» **What you are asked to do**: Only lines holding the word "this" should be copied from the material.
--- start of Raw records ---
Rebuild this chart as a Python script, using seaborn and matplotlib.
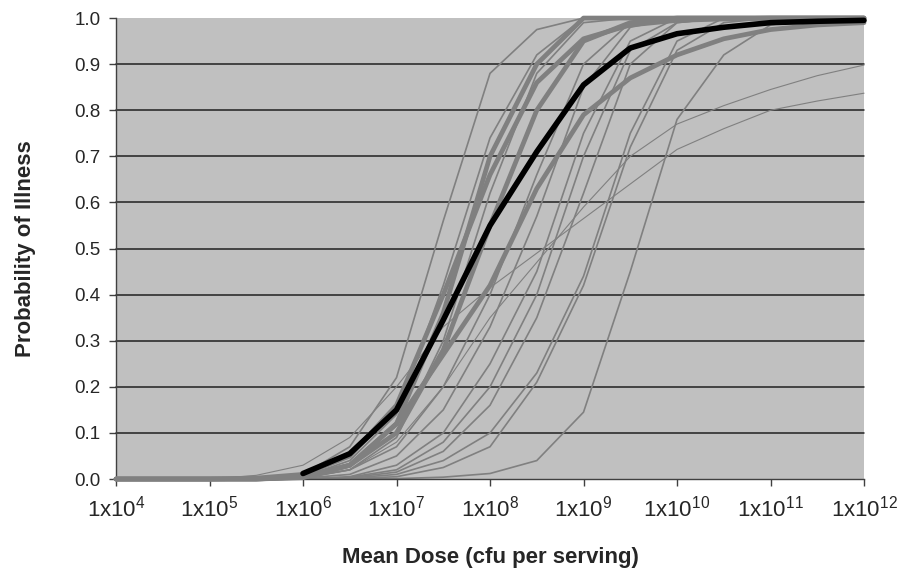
import numpy as np
import matplotlib
matplotlib.use("Agg")
import matplotlib.pyplot as plt
import seaborn as sns

log_dose = [4.0, 4.5, 5.0, 5.5, 6.0, 6.5, 7.0, 7.5, 8.0, 8.5,
            9.0, 9.5, 10.0, 10.5, 11.0, 11.5, 12.0]

# mean dose-response curve (black), only drawn from ~1e6 upward
mean_curve = [np.nan, np.nan, np.nan, np.nan, 0.012, 0.055, 0.15, 0.345, 0.55, 0.71,
              0.855, 0.935, 0.966, 0.98, 0.99, 0.993, 0.995]

# heavier grey curves
thick_curves = [
    [0, 0, 0, 0.002, 0.01, 0.05, 0.16, 0.40, 0.66, 0.86, 0.955, 0.985, 0.995, 0.998, 1, 1, 1],
    [0, 0, 0, 0, 0.005, 0.03, 0.12, 0.36, 0.70, 0.90, 1.0, 1.0, 1, 1, 1, 1, 1],
    [0, 0, 0, 0, 0.003, 0.03, 0.12, 0.27, 0.42, 0.63, 0.79, 0.87, 0.92, 0.955, 0.975, 0.985, 0.99],
    [0, 0, 0, 0, 0.004, 0.03, 0.10, 0.28, 0.55, 0.80, 0.95, 0.99, 1, 1, 1, 1, 1],
]

# thin grey curves
thin_curves = [
    [0, 0, 0, 0, 0.01, 0.07, 0.22, 0.56, 0.88, 0.975, 1, 1, 1, 1, 1, 1, 1],
    [0, 0, 0, 0, 0.005, 0.04, 0.14, 0.42, 0.74, 0.92, 1, 1, 1, 1, 1, 1, 1],
    [0, 0, 0, 0, 0.002, 0.02, 0.09, 0.30, 0.62, 0.88, 0.99, 1, 1, 1, 1, 1, 1],
    [0, 0, 0, 0, 0.003, 0.02, 0.07, 0.20, 0.40, 0.66, 0.90, 0.99, 1, 1, 1, 1, 1],
    [0, 0, 0, 0, 0.002, 0.01, 0.05, 0.15, 0.33, 0.57, 0.85, 0.98, 1, 1, 1, 1, 1],
    [0, 0, 0, 0, 0, 0.005, 0.03, 0.10, 0.25, 0.45, 0.75, 0.95, 1, 1, 1, 1, 1],
    [0, 0, 0, 0, 0, 0.004, 0.02, 0.08, 0.20, 0.40, 0.70, 0.93, 0.99, 1, 1, 1, 1],
    [0, 0, 0, 0, 0, 0.003, 0.015, 0.06, 0.16, 0.35, 0.62, 0.90, 0.99, 1, 1, 1, 1],
    [0, 0, 0, 0, 0, 0, 0.001, 0.004, 0.012, 0.04, 0.145, 0.45, 0.78, 0.92, 0.985, 1, 1],
    [0, 0, 0, 0, 0, 0.002, 0.01, 0.04, 0.10, 0.23, 0.44, 0.75, 0.95, 1.0, 1, 1, 1],
    [0, 0, 0, 0, 0, 0.001, 0.005, 0.025, 0.07, 0.21, 0.42, 0.72, 0.93, 0.99, 1, 1, 1],
]

# very thin, shallow curves
shallow_curves = [
    [0, 0, 0, 0, 0.002, 0.02, 0.08, 0.20, 0.35, 0.47, 0.59, 0.70, 0.77, 0.81, 0.845, 0.875, 0.898],
    [0, 0, 0, 0.008, 0.03, 0.09, 0.20, 0.33, 0.415, 0.49, 0.565, 0.64, 0.715, 0.76, 0.80, 0.82, 0.837],
]

x_ticks = [4, 5, 6, 7, 8, 9, 10, 11, 12]
y_ticks = [0.0, 0.1, 0.2, 0.3, 0.4, 0.5, 0.6, 0.7, 0.8, 0.9, 1.0]

sns.set_style("white", {"axes.facecolor": "#c0c0c0"})
plt.rcParams["font.family"] = ["Liberation Sans", "DejaVu Sans"]
plt.rcParams["mathtext.fontset"] = "custom"
plt.rcParams["mathtext.rm"] = "Liberation Sans"
plt.rcParams["mathtext.it"] = "Liberation Sans"

dose = 10.0 ** np.array(log_dose)

fig = plt.figure(figsize=(9.02, 5.73), dpi=100)
ax = fig.add_axes([0.1286, 0.164, 0.8293, 0.8045])

for y in y_ticks[1:-1]:
    ax.axhline(y, color="#202020", lw=1.1, zorder=1)

for vals in shallow_curves:
    sns.lineplot(x=dose, y=vals, ax=ax, color="#808080", lw=0.8, zorder=2)
for vals in thin_curves:
    sns.lineplot(x=dose, y=vals, ax=ax, color="#808080", lw=1.2, zorder=2)
for vals in thick_curves:
    sns.lineplot(x=dose, y=vals, ax=ax, color="#808080", lw=3.4, zorder=3)
sns.lineplot(x=dose, y=mean_curve, ax=ax, color="black", lw=4.0, zorder=4)

for ln in ax.get_lines():
    ln.set_clip_on(False)

ax.set_xscale("log")
ax.set_xlim(1e4, 1e12)
ax.set_ylim(0, 1)
ax.set_xticks([10.0 ** e for e in x_ticks])
ax.set_xticklabels([r"1x10$^{%d}$" % e for e in x_ticks], fontsize=16)
ax.xaxis.set_minor_locator(matplotlib.ticker.NullLocator())
ax.set_yticks(y_ticks)
ax.set_yticklabels(["%.1f" % v for v in y_ticks], fontsize=13.5)

for side in ("top", "right"):
    ax.spines[side].set_visible(False)
for side in ("left", "bottom"):
    ax.spines[side].set_color("#404040")
    ax.spines[side].set_linewidth(1.0)
ax.tick_params(axis="both", which="major", length=5, width=1.0, color="#404040",
               direction="out", bottom=True, left=True)
ax.tick_params(axis="x", pad=7)
ax.tick_params(axis="y", pad=6)

ax.set_xlabel("Mean Dose (cfu per serving)", fontsize=16, fontweight="bold", labelpad=18)
ax.set_ylabel("Probability of Illness", fontsize=16, fontweight="bold", labelpad=28)

fig.savefig("out.png", dpi=100)
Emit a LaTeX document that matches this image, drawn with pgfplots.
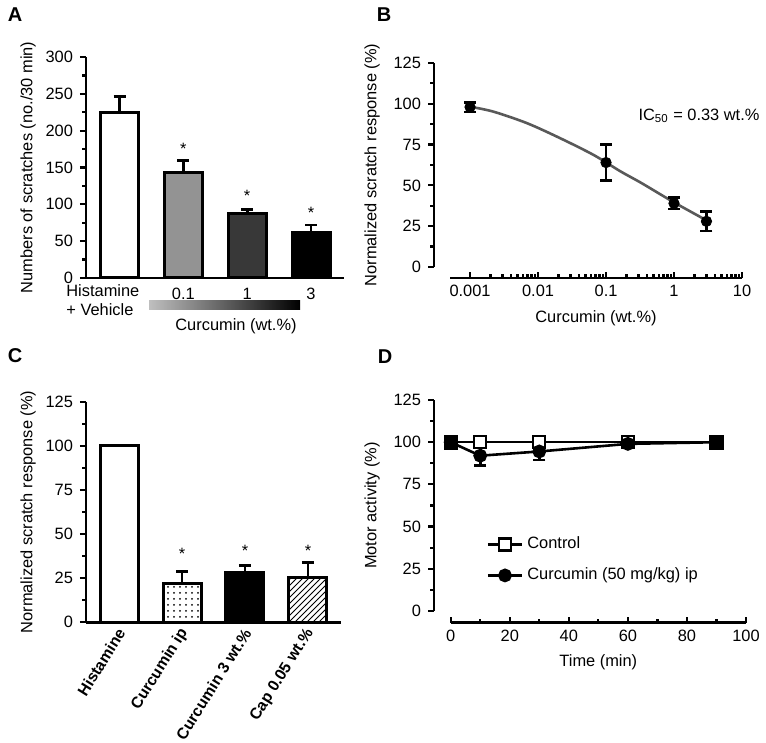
\documentclass[border=0pt]{standalone}
\usepackage{fontspec}
\setmainfont{Liberation Sans}
\usepackage{pgfplots}
\pgfplotsset{compat=1.18}
\usetikzlibrary{patterns}

\pgfplotsset{
  panel/.style={
    scale only axis, anchor=south west,
    axis lines=left,
    axis line style={line width=1.3pt, -},
    every tick/.style={black, line width=1.1pt},
    tick align=outside,
    major tick length=3pt, minor tick length=1.8pt,
    /pgf/number format/assume math mode=true,
    clip=false,
  },
  errs/.style={
    error bars/y dir=#1, error bars/y explicit,
    error bars/error bar style={line width=1.4pt, black},
    error bars/error mark options={rotate=90, line width=1.4pt, mark size=3pt, black},
  },
}

\begin{document}
\begin{tikzpicture}[x=0.5pt, y=0.5pt, font=\fontsize{8.2}{9.8}\selectfont]
\path[use as bounding box] (0,0) rectangle (766,743);

% ---------- A ----------
\begin{axis}[panel, at={(43pt,232.5pt)}, width=129pt, height=110.5pt,
  xmin=-0.525, xmax=3.517, ymin=0, ymax=300,
  ytick={0,50,...,300}, minor y tick num=1,
  xtick={0,1,2,3}, xticklabels={{},0.1,1,3},
  xticklabel style={anchor=north, inner sep=2pt},
  x tick style={draw=none},
  ylabel={Numbers of scratches (no./30 min)},
  ylabel style={yshift=-2pt}]
\addplot[ybar, bar shift=0pt, bar width=19pt, draw=black, line width=1.5pt, fill=white,
  errs=plus] coordinates {(0,225) +- (0,21)};
\addplot[ybar, bar shift=0pt, bar width=19pt, draw=black, line width=1.5pt, fill=gray!85,
  errs=plus] coordinates {(1,143) +- (0,16)};
\addplot[ybar, bar shift=0pt, bar width=19pt, draw=black, line width=1.5pt, fill=black!78,
  errs=plus] coordinates {(2,88) +- (0,5)};
\addplot[ybar, bar shift=0pt, bar width=19pt, draw=black, line width=1.5pt, fill=black,
  errs=plus] coordinates {(3,62) +- (0,10)};
\node at (axis cs:1,175) {*};
\node at (axis cs:2,111) {*};
\node at (axis cs:3,88) {*};
\end{axis}
\node[anchor=north west, align=left, inner sep=0pt] at (66,459) {Histamine\\+ Vehicle};
\shade[left color=black!25, right color=black] (149,433) rectangle (300,442);
\node at (236,417) {Curcumin (wt.\%)};

% ---------- B ----------
\begin{axis}[panel, xmode=log, at={(225pt,238pt)}, width=146pt, height=102pt,
  xmin=0.000507, xmax=10, ymin=0, ymax=125,
  ytick={0,25,...,125}, minor y tick num=1,
  xtick={0.001,0.01,0.1,1,10}, xticklabels={0.001,0.01,0.1,1,10},
  xtick align=inside,
  axis x line shift=5.5pt, axis y line shift=8pt,
  xlabel={Curcumin (wt.\%)},
  ylabel={Normalized scratch response (\%)}]
\addplot[black!65, line width=1.3pt, smooth, tension=0.5] coordinates {
  (0.001,98.2) (0.0022,95.2) (0.0069,88.1) (0.0212,78.9) (0.066,68.6)
  (0.163,58.6) (0.33,51.5) (1,39.6) (3,28.6)};
\addplot[only marks, mark=*, mark size=2.6pt, black, errs=both]
  coordinates {(0.001,98) +- (0,3) (0.1,64) +- (0,11) (1,39) +- (0,3.5) (3,28) +- (0,6)};
\node[anchor=west] at (axis cs:0.237,92.5) {IC\textsubscript{50} = 0.33 wt.\%};
\end{axis}

% ---------- C ----------
\begin{axis}[panel, at={(43pt,60.35pt)}, width=127.5pt, height=110.3pt,
  xmin=-0.524, xmax=3.524, ymin=0, ymax=125,
  ytick={0,25,...,125}, minor y tick num=1,
  xtick={0,1,2,3},
  xticklabels={Histamine,Curcumin ip,Curcumin 3 wt.\%,Cap 0.05 wt.\%},
  xticklabel style={xshift=3pt, yshift=2pt, rotate=58, anchor=east,
    font=\fontsize{7.9}{9.5}\selectfont\bfseries},
  x tick style={draw=none},
  ylabel={Normalized scratch response (\%)},
  ylabel style={yshift=-2pt}]
\addplot[ybar, bar shift=0pt, bar width=19pt, draw=black, line width=1.5pt, fill=white]
  coordinates {(0,100)};
\addplot[ybar, bar shift=0pt, bar width=19pt, draw=black, line width=1.5pt, pattern=dots,
  errs=plus] coordinates {(1,22) +- (0,7)};
\addplot[ybar, bar shift=0pt, bar width=19pt, draw=black, line width=1.5pt, fill=black,
  errs=plus] coordinates {(2,28) +- (0,4)};
\addplot[ybar, bar shift=0pt, bar width=19pt, draw=black, line width=1.5pt, pattern=north east lines,
  errs=plus] coordinates {(3,25.5) +- (0,8.5)};
\node at (axis cs:1,38.5) {*};
\node at (axis cs:2,40.5) {*};
\node at (axis cs:3,40.5) {*};
\end{axis}

% ---------- D ----------
\begin{axis}[panel, at={(225.35pt,66pt)}, width=147.65pt, height=105.5pt,
  xmin=0, xmax=100, ymin=0, ymax=125,
  xtick={0,20,...,100}, minor x tick num=1,
  xtick align=inside,
  ytick={0,25,...,125}, minor y tick num=1,
  axis x line shift=5.85pt, axis y line shift=8.35pt,
  xlabel={Time (min)}, ylabel={Motor activity (\%)},
  legend style={draw=none, fill=none, at={(0.1,0.39)}, anchor=north west,
    row sep=4pt, font=\fontsize{8.2}{9.8}\selectfont},
  legend cell align=left]
\addplot[black, line width=1.3pt, mark=square*, mark size=3pt,
  mark options={fill=white, solid, line width=1.1pt}]
  coordinates {(0,100) (10,100) (30,100) (60,100) (90,100)};
\addlegendentry{Control}
\addplot[black, line width=1.3pt, mark=*, mark size=2.8pt, errs=both]
  coordinates {(0,100) +- (0,0) (10,92) +- (0,6) (30,94.5) +- (0,5) (60,99) +- (0,0) (90,100) +- (0,0)};
\addlegendentry{Curcumin (50 mg/kg) ip}
\addplot[forget plot, only marks, black, mark=square*, mark size=3.4pt, mark indices={1,5}]
  coordinates {(0,100) (10,100) (30,100) (60,100) (90,100)};
\end{axis}

% panel letters
\node[font=\fontsize{10}{12}\selectfont\bfseries] at (15,728) {A};
\node[font=\fontsize{10}{12}\selectfont\bfseries] at (384,728) {B};
\node[font=\fontsize{10}{12}\selectfont\bfseries] at (15,387) {C};
\node[font=\fontsize{10}{12}\selectfont\bfseries] at (385,386) {D};
\end{tikzpicture}
\end{document}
--- end of Raw records ---
» **The solution**:
Rebuild this chart as a Python script, using seaborn and matplotlib.
Emit a LaTeX document that matches this image, drawn with pgfplots.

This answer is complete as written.